Mr. Reagan decontrolled the price of oil to pick the Soviets’ foreign-exchange pockets, and the United States deliberately sabotaged their gas pipelines to Europe to do the same. He aided Poland’s Solidarity movement almost immediately upon taking office, using the great offices of the Vatican and its Catholic allies in Poland. Their emergence as the new leaders of Poland at the end of the decade led to the collapse of the Warsaw Pact, the roots of which were planted in those courageous actions of Mr. Reagan in 1981.

The reforms of perestroika and glasnost were to make Communism more efficient, not to end it. As Margaret Thatcher wrote, “Gorbachev remained a Communist to the end.” The claim that it was Mr. Reagan who changed gets everything backward. It was Mr. Gorbachev who accepted the INF deal in December 1987 just as Mr. Reagan had proposed it.

As we took some $50 billion annually in foreign exchange from the Soviets, they were forced to withdraw their support for communist regimes in Nicaragua and Angola and Communist guerillas in El Salvador. Said Mr. Gorbachev to the Politburo: “They are on their own…To save the USSR we have to give up eastern Europe.” It was a strong, not weak, NATO that compelled the Soviets to refrain from invading Poland, unlike 1968 in Czechoslovakia and 1956 in Hungary. The Brezhnev Doctrine was defeated in Grenada and Afghanistan, and by 1989 was in full retreat.

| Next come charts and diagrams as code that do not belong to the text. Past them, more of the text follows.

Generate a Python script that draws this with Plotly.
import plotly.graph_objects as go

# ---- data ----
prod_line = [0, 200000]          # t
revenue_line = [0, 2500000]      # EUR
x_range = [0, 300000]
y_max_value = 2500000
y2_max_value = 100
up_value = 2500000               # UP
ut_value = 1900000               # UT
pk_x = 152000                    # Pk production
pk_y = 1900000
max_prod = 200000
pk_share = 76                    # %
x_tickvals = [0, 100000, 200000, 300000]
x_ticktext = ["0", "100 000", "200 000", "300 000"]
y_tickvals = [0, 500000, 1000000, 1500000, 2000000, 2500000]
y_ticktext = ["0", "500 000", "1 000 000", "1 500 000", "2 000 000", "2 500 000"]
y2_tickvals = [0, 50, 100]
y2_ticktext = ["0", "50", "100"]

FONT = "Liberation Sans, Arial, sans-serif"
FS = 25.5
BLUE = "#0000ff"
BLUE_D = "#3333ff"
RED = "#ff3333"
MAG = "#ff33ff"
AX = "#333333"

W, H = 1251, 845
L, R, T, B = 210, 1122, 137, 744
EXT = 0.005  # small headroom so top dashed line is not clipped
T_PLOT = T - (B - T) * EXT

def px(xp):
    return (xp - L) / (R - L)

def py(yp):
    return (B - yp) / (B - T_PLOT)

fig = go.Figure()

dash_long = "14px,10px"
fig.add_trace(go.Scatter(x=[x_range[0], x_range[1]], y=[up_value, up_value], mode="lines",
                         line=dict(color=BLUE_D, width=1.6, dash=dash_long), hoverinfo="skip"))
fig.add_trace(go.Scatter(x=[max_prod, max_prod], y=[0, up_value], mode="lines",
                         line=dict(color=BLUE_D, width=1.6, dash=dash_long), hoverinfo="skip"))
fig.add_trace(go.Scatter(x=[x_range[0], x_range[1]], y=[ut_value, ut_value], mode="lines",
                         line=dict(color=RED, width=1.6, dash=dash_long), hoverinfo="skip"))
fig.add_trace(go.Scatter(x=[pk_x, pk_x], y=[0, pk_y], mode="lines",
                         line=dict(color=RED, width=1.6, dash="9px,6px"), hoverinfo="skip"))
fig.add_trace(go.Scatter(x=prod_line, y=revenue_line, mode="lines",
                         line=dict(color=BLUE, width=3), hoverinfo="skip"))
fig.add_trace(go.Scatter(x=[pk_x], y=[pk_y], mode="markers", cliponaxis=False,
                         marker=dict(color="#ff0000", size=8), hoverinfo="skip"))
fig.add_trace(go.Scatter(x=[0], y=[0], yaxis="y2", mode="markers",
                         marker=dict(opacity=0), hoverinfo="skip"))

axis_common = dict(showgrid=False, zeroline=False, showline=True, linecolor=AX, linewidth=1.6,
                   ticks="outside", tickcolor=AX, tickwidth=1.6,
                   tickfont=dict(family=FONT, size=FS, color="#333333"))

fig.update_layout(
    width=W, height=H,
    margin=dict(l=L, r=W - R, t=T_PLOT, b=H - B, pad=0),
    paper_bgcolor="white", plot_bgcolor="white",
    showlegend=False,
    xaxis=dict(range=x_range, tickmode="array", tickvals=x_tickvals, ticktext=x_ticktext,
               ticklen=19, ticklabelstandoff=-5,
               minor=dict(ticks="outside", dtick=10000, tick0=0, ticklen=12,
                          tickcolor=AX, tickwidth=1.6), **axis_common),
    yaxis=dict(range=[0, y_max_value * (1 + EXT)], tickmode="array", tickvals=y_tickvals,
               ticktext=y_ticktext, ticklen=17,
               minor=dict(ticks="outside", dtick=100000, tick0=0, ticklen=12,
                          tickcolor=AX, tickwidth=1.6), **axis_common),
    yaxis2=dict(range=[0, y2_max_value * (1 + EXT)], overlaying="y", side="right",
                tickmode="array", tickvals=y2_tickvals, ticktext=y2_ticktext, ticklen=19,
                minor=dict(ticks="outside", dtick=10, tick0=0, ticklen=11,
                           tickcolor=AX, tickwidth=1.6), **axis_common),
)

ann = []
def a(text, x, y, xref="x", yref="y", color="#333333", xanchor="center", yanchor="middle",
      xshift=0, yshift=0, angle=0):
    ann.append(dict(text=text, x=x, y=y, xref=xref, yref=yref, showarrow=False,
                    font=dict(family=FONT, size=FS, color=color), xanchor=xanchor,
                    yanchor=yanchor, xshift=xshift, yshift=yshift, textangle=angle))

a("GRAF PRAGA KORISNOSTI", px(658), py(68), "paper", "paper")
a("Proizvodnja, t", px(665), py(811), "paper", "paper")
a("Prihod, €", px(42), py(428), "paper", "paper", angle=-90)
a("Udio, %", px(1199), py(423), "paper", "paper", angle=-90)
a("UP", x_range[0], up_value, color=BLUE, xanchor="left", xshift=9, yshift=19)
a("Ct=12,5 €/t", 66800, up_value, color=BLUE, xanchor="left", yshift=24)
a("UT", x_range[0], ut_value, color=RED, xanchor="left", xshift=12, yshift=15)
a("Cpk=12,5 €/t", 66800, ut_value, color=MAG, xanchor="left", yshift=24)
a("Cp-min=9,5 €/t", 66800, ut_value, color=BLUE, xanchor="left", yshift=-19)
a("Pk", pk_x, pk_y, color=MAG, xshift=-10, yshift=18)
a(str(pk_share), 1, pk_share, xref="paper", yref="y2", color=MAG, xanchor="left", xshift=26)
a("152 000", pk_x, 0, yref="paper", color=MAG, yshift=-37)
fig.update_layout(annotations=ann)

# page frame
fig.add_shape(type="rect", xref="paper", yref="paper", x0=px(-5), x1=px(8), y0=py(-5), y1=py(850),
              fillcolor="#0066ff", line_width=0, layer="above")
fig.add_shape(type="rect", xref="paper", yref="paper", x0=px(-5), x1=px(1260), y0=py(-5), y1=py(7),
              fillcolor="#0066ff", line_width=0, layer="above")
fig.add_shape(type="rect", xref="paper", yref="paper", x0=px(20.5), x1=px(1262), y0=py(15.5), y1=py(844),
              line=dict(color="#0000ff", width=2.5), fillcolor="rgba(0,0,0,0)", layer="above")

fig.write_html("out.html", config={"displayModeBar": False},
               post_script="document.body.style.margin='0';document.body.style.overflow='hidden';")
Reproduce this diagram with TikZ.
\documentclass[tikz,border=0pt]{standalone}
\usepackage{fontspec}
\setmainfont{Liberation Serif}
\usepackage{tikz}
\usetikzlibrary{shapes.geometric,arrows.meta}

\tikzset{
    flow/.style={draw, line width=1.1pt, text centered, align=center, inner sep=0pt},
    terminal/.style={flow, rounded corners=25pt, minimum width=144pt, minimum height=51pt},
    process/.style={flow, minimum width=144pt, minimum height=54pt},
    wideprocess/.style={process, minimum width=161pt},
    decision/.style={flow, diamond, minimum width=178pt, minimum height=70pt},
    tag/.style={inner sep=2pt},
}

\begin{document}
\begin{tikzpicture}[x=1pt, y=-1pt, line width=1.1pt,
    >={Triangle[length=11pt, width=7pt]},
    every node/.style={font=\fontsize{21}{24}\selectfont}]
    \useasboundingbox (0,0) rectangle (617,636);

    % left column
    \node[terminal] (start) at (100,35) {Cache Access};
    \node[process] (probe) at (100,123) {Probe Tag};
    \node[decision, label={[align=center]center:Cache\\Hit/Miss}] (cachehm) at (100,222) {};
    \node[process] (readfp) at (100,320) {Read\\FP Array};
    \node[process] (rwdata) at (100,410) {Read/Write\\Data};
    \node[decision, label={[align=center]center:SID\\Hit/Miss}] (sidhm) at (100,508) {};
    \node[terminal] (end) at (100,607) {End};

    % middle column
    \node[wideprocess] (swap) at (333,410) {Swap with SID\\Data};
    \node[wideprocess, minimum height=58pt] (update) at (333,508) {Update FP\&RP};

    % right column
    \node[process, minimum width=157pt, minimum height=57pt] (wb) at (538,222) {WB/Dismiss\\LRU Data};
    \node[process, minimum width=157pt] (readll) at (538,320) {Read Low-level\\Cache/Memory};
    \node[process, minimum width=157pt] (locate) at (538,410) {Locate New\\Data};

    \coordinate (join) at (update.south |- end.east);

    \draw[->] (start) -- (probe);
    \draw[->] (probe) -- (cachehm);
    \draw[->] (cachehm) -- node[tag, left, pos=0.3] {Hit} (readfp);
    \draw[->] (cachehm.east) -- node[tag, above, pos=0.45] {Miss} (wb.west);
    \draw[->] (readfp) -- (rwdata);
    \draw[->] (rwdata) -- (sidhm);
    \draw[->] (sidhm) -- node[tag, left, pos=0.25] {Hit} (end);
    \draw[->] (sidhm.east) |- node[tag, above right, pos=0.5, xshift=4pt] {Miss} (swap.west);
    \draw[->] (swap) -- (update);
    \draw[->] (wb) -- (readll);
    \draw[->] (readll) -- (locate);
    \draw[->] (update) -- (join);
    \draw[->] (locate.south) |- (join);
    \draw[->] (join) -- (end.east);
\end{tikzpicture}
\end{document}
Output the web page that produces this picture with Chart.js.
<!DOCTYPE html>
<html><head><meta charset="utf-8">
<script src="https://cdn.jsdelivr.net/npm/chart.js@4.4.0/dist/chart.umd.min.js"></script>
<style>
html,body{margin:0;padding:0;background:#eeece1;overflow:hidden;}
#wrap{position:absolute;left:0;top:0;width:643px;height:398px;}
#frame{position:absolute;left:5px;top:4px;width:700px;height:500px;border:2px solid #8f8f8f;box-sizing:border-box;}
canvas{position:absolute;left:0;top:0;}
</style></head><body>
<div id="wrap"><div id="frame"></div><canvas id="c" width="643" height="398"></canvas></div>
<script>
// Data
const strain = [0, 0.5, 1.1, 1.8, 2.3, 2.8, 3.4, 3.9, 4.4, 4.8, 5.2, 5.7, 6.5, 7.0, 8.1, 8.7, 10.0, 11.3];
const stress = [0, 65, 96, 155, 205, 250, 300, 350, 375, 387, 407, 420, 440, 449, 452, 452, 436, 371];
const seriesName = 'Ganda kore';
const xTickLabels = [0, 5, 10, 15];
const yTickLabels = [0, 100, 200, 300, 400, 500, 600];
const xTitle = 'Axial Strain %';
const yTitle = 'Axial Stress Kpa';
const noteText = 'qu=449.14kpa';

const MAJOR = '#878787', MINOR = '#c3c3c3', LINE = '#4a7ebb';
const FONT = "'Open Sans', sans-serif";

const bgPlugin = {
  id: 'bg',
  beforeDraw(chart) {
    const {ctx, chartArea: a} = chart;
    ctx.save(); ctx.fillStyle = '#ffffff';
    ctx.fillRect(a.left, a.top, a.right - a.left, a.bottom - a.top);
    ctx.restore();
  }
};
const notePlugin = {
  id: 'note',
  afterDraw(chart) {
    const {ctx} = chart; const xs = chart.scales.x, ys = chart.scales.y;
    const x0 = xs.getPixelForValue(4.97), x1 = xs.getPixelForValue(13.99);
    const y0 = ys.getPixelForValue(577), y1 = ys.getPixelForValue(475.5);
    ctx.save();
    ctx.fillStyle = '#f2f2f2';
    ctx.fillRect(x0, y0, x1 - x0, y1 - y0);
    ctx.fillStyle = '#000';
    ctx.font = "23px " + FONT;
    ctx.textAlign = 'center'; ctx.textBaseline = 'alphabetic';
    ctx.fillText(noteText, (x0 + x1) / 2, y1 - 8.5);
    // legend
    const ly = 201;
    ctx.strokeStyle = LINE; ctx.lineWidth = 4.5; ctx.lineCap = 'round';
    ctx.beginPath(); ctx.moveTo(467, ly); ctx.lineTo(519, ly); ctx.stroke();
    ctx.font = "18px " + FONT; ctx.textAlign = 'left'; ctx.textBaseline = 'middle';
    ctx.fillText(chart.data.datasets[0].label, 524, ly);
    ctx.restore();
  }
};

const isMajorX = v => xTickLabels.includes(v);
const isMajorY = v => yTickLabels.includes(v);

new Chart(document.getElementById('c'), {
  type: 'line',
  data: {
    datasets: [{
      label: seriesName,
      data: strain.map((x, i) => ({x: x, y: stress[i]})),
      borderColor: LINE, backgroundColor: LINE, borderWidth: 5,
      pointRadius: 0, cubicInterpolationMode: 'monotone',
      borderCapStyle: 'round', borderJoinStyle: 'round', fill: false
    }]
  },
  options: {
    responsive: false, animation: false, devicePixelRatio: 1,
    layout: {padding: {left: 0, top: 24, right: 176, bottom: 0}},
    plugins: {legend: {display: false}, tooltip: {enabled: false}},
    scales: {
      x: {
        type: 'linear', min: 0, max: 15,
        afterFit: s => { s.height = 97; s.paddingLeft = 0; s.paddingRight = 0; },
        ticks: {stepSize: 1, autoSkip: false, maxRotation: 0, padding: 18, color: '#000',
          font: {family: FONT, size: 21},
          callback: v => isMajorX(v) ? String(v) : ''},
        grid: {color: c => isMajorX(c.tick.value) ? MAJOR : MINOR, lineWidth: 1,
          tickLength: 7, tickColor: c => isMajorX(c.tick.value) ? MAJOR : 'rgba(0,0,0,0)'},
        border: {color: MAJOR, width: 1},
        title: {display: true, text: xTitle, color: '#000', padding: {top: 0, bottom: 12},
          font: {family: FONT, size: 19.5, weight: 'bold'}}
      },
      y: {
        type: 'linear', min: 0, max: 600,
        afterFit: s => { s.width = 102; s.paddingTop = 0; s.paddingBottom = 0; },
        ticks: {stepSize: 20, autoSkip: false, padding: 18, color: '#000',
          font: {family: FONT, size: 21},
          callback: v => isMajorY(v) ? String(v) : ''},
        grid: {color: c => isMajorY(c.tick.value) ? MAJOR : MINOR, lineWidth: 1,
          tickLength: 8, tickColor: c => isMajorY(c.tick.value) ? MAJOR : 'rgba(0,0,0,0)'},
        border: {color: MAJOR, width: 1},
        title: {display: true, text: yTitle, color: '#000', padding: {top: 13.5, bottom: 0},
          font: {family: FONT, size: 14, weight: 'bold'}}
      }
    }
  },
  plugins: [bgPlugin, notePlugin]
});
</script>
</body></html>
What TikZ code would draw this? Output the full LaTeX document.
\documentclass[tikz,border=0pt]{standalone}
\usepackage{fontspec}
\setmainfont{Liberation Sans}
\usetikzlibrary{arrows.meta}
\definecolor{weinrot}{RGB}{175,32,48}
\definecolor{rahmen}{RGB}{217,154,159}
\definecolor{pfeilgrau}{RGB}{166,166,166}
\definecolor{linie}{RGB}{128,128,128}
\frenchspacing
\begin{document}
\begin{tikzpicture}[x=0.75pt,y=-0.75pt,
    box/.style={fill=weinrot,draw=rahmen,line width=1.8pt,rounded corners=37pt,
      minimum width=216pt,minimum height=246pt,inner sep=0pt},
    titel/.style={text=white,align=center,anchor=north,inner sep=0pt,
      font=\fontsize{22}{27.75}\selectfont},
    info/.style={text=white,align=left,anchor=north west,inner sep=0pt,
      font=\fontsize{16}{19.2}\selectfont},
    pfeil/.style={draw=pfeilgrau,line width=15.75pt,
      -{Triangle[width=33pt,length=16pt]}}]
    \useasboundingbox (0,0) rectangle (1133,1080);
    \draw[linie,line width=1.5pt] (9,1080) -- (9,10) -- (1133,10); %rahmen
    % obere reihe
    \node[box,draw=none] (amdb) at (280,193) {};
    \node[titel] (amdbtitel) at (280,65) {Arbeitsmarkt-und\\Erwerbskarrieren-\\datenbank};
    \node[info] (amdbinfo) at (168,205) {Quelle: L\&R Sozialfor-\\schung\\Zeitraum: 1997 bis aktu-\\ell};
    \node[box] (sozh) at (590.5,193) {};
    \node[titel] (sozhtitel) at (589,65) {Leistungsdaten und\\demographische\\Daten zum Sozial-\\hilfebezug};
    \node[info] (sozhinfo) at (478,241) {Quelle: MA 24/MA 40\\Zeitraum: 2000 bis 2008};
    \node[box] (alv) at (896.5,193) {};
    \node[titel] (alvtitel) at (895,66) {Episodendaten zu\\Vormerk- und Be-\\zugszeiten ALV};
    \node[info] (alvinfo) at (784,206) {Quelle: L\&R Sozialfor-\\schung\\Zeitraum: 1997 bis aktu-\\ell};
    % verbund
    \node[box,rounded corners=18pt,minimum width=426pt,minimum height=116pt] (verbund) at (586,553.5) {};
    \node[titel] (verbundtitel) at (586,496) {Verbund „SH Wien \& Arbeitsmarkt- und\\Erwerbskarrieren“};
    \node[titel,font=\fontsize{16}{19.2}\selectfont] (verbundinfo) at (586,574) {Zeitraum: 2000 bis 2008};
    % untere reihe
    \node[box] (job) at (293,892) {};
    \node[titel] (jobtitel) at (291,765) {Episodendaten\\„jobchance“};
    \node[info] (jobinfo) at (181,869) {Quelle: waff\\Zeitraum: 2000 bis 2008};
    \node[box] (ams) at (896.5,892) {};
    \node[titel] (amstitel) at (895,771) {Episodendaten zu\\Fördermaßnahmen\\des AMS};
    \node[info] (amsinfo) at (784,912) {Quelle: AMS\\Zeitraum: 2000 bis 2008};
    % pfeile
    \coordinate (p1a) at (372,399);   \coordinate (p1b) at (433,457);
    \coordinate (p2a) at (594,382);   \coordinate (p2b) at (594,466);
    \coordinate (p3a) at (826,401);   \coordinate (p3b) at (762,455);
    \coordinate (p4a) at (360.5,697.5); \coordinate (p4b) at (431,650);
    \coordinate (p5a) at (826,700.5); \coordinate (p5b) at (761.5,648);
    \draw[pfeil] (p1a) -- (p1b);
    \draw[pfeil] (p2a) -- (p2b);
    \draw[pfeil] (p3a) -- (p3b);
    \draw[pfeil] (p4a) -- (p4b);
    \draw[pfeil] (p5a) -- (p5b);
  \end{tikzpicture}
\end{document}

Mr. Reagan liberated the people of the former Soviet Union and of Eastern Europe. They adopted a policy of rollback, a policy explicitly denounced by the architect of containment, Mr. Kennan, and by liberals everywhere. But some Democrats supported Mr. Reagan. Two stand out. Les Aspin and Norm Dicks repeatedly supported the deployment of the Peace-keeper. For his courage, the Washington State Democratic Convention censored Mr. Dicks. Mr. Aspin was stripped of his HASC chairmanship, after which I asked Rep. Barney Frank whether the Democratic Party had decided to become “a carbon copy of the Chinese Politburo.”